Joe Alderson reports from Embedded World 2012 in Nuremberg:



With a rare chance to leave the Farnell/element14 stand and take a trip around the rest of the exhibition, the final day of Embedded World 2012, intended for students and academics, really brought home the incredible level of knowledge among young engineers who are just finishing university and heading out into the work-a-day world.  Young engineers were present at many of the stands, demonstrating proficiency with the applications they were showcasing. Many of them had started with simple 8-bit MCUs, using boards like the Arduino Uno, and were now experts working with products from ARM, Intel, AMD, Microsoft and too many others to list.


Looking at the young people at Embedded World I was reminded that society has now seen multiple generations of computer gamers and, I’m relieved to say, these gamers have left a positive impact on today’s technology. One outgrowth of gaming-driven technology could be seen in the Microsoft exhibit, where the Xbox manufacturer was demonstrating projected touch screen technology (think of the film Minority Report), while plenty of the autonomous RC cars demonstrated elsewhere ran real-time 3D models and transmitted back camera feed from multiple angles.


One of the many great student projects that I saw included object recognition and augmented reality gaming, where real world objects were used as walls in virtual games with computer generated balls bouncing between them. Other young engineers, this time having constructed a giant chess playing robot guided by ultrasound, were keen to demonstrate how they had integrated Atmel’s 8-bit MCU and ubiquitous demo board (I’ll leave you to guess which one) into the motor control system.


As I checked out more and more development boards, their increasing level of connectivity really struck me and it’s no surprise that the Embedded World internet backbone was creaking under the weight of many thousands of web-connected demo boards, laptops and mobile devices. A mighty download speed of 9 kb/s made it quite challenging to get a true measure of the functionality of some of the more powerful development kits as they were running apps that relied on APIs from various Internet locations. However, given the popularity of touch screens (both capacitive and resistive) across so many different applications, I think it’s safe to say that the next 2 – 3 years will see massive growth in every day devices making use of this technology.



At the Philips stand, even the humble washing machine was interfaced with wireless connectivity and a touch screen in order to monitor and improve motor efficiency. I’d initially thought that the idea would be to implement smart control of the washing machine so that it could be activated remotely, but the real goal was increasing energy efficiency and extending the product’s life span.
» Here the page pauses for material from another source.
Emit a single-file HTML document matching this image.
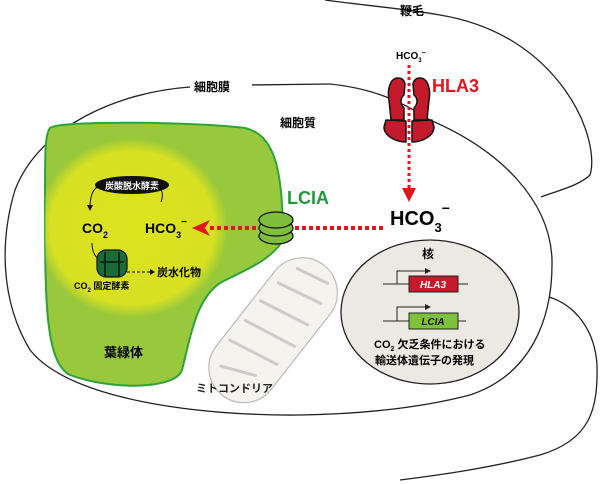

This drive towards energy efficiency and green technology really impressed me at Embedded World this year, with many of the exhibiting companies placing emphasis on what you can do with only a couple of Watts, rather than what you can do by cramming a massive heat sink on your processor. Of course for this reason ARM seemed to be everywhere at Embedded World 2012. From the autonomous Zeppelin circling above the press area to the smart vending machine on the ARM stand to well over half of the development boards that we were showcasing, ARM cores were the most outwardly obvious sign of the emphasis shifting from energy hungry processors to silent, powerful and well designed cores.